Building materials face strong headwinds.
Elizabeth Knight’s article on the domestic building materials industry caught my eye. Although a week old, I thought it worthy of discussion.
The article says that the current annualised trend for building approvals in Australia printed 174,000 in June, whereas over the past 5 years the building materials industry as a whole has built itself around a 225,000 approvals rate (according to UBS).
Back of the envelope, these numbers suggest that approvals are running ~23% below trend.
The article also says that year-on-year building approvals for houses have fallen 14.5%, and approvals for apartments have plunged a whopping 38%.
Whilst the article was prompted by Adelaide Brighton’s recent profit downgrade/impairment; almost all domestic building materials companies will be facing similar headwinds.
However, it was the comment: “In the meantime, building materials companies will wear the pain of operating during this cyclical low,” which conjured up for me the all too familiar image of the real casualties, i.e., the employees and sub-contractors, and the ripple effect a material slowdown in construction has on the wider community.
At present, the headwinds are particularly strong for Adelaide Brighton (ABC), however other market participants will not be immune and CSR and Boral (BLD) are already down trend.
These headwinds also effect building companies, real estate companies and their respective support industries.
Let’s take a quick look at the key headwinds.
Headwind 1 – a strong USD/weak AUD.
This is not so good for domestic (only) materials companies which import cement clinker (for cement and concrete production) and other inputs denominated in USD.
It’s even worse during a cyclical low because demand tends to be sporadic, causing a double whammy of volume and price.
Currently, there are a number of factors playing into this headwind, namely:
In Australia, it looks like interest rates may go lower and stay there for longer, which weakens our currency against the USD (more clues from the RBA on Tuesday).

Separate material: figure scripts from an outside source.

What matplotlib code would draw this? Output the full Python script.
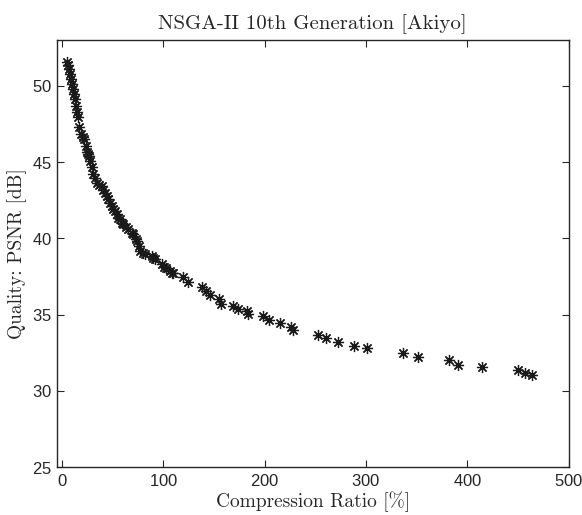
import matplotlib
matplotlib.use("Agg")
import matplotlib.pyplot as plt
import numpy as np

# Compression ratio [%]
cr = [4.6, 5.8, 6.9, 7.9, 9.0, 10.2, 11.2, 12.0, 12.8, 13.8, 14.5, 16.1, 16.8,
      18.8, 20.5, 22.0, 23.4, 24.4, 25.5, 26.7, 27.6, 29.3, 30.9, 32.5, 34.3,
      36.5, 39.2, 40.8, 42.4, 44.0, 45.7, 47.5, 49.0, 50.5, 52.3, 54.0, 55.6,
      57.3, 58.9, 60.5, 63.0, 65.4, 68.8, 70.4, 73.0, 73.7, 76.3, 77.0, 80.3,
      81.9, 88.5, 90.1, 91.8, 98.4, 100.5, 102.7, 106.6, 108.3, 109.9, 119.7,
      124.7, 137.9, 141.9, 146.1, 155.3, 156.7, 169.1, 174.0, 182.3, 183.9,
      198.0, 204.6, 215.2, 225.7, 227.7, 253.0, 260.6, 272.2, 288.3, 300.8,
      337.0, 351.7, 382.0, 391.2, 414.3, 450.5, 457.0, 463.7]
# Quality PSNR [dB]
psnr = [51.6, 51.35, 51.1, 50.79, 50.45, 50.13, 49.8, 49.47, 49.14, 48.7,
        48.27, 47.94, 47.28, 46.84, 46.67, 46.5, 46.07, 45.64, 45.55, 45.41,
        45.08, 44.65, 44.2, 43.95, 43.66, 43.5, 43.44, 43.2, 43.0, 42.8, 42.57,
        42.35, 42.13, 41.95, 41.8, 41.58, 41.36, 41.25, 41.03, 40.92, 40.75,
        40.6, 40.37, 40.26, 39.93, 39.82, 39.5, 39.16, 39.06, 38.95, 38.84,
        38.73, 38.68, 38.33, 38.15, 38.03, 37.85, 37.74, 37.7, 37.45, 37.15,
        36.8, 36.58, 36.28, 36.03, 35.68, 35.55, 35.4, 35.26, 35.07, 34.93,
        34.67, 34.45, 34.19, 33.97, 33.68, 33.46, 33.18, 32.96, 32.8, 32.48,
        32.19, 32.0, 31.71, 31.56, 31.34, 31.2, 31.05]

xticks = [0, 100, 200, 300, 400, 500]
yticks = [25, 30, 35, 40, 45, 50]

title = "NSGA-II 10th Generation [Akiyo]"
xlabel = "Compression Ratio [%]"
ylabel = "Quality: PSNR [dB]"

plt.rcParams['axes.formatter.use_mathtext'] = True
fig = plt.figure(figsize=(5.82, 5.15), dpi=100)
ax = fig.add_axes([0.098, 0.093, 0.879, 0.829])

ax.plot(cr, psnr, linestyle='none', marker=(8, 2, 0), markersize=8,
        markeredgewidth=0.9, color='#1a1a1a', markeredgecolor='#1a1a1a')

ax.set_xlim(-5, 500)
ax.set_ylim(25, 53)
ax.set_xticks(xticks)
ax.set_yticks(yticks)
ax.tick_params(direction='in', top=True, right=True, length=5, width=0.8,
               labelsize=12, colors='#262626', pad=4)
for lab in ax.get_xticklabels() + ax.get_yticklabels():
    lab.set_fontfamily('Liberation Sans')
for s in ax.spines.values():
    s.set_linewidth(1.0)
    s.set_color('#262626')

ax.set_title(title, fontfamily='cmr10', fontsize=15, pad=8, color='#262626')
ax.set_xlabel(xlabel, fontfamily='cmr10', fontsize=14, labelpad=2, color='#262626')
ax.set_ylabel(ylabel, fontfamily='cmr10', fontsize=14, labelpad=3, color='#262626')

fig.savefig('out.png', dpi=100)
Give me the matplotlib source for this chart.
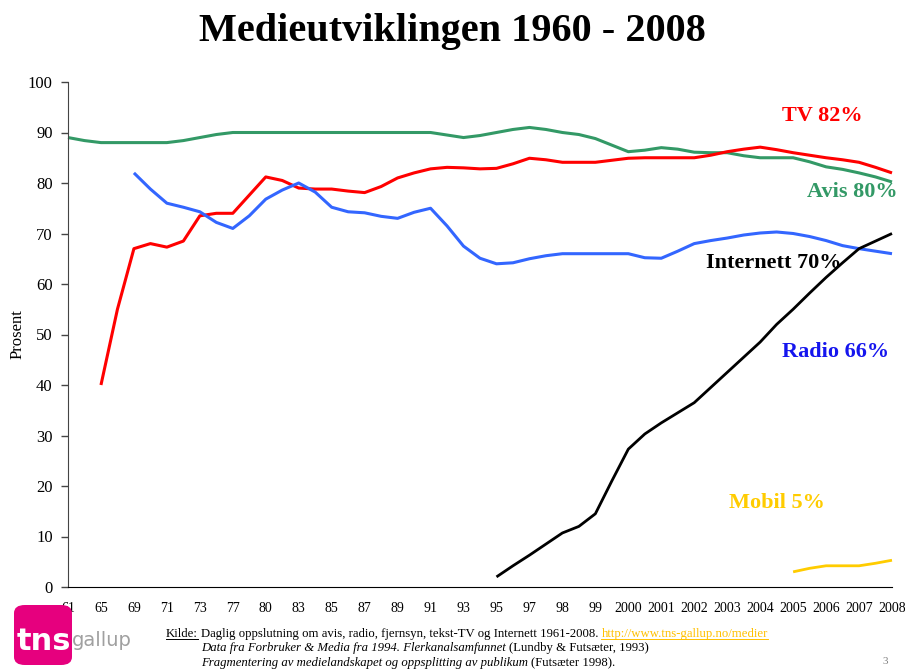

Iron ore supply in other parts of the world (Brazil) potentially re-ramping quicker than expected, which may push down prices and weaken the AUD (you will see that BHP and FMG took decent hits on Monday).
In the US, the recent ‘mid-cycle adjustment’ rate cut appears to be signalling a data-dependent Fed which may not buckle to the Don’s wishes for multiple rate cuts, and this may keep a floor under the USD and slow/reverse Gold’s ascendancy, other things being equal.
This all spells a lower AUD, and a steady-sideways USD.
Headwind 2 – Falling home loan approvals, Protectionism, China slows/Tariffs, Banks/APRA, ACCC.
Property investment in Australia is no longer as safe as houses and while negative gearing is so far intact, the lending criteria of banks favors owner occupier loans versus investment loans and overall, mortgage approvals are down trend.
The dollar value of investment loan approvals in Australia appears to be similar to the trough period which occurred immediately after the GFC.
Changing interest rate buffer testing policies specified by APRA.
A slowing China has been further slowed by tariffs.
10% tariffs on the ~$340 billion balance of Chinese goods imported into the US will come into effect in September, on top of the US$200 Billion of aluminium, steel and other 25% tariffs already in place.
Real estate purchasing by mainland Chinese has been significantly curtailed for a few years now as FIRB, Chinese bans on certain non-OBOR related investments and other complicated restrictions have all but eaten up that trade.
The ACCC is usually quite negative about purchase and sale transactions in this sector due to the potentiality for transactions to lessen competition in specific states and/or regions. This probably means that any sale of material assets by Boral and/or other domestic players to major market participants will more than likely come under ACCC scrutiny, potentially closing down certain M&A strategies designed to take market share from competitors, in a shrinking market.
Headwind 3 - Disruptive building technologies displacing traditional cement/bricks.
Concrete is possibly the world’s most used material. This has created some very large building materials companies across the globe, with Australia being no exception.
However, as a result of climate change, environmental directives and millennial/populist movements, there are a number of materials and technologies which are starting to disrupt its status.
Here are some examples.
Prefab timber and aluminium homes with footings.
Modularised low cost ‘dongas’ and containers used for residential housing.
Smart bricks and robotic bricklayers.
3D concrete and bio-plastic printers.
Lightweight aggregate concrete.
Passive cooling bio-ceramics, bio-masonry.
Photo-voltaic roofing and recyclable aluminium.
Other low carbon economy building materials.
Yes, concrete is omnipresent, however based on the low margins derived by building materials companies, some culling in the industry would probably be a good thing.
To survive what Elizabeth Knight and others are saying might be a 2 year plus low, bosses of building materials companies (and builders themselves) need to consider where to tread next in order to withstand these headwinds.
Dancing around old economy girders with shiny leather soled shoes - probably won’t work.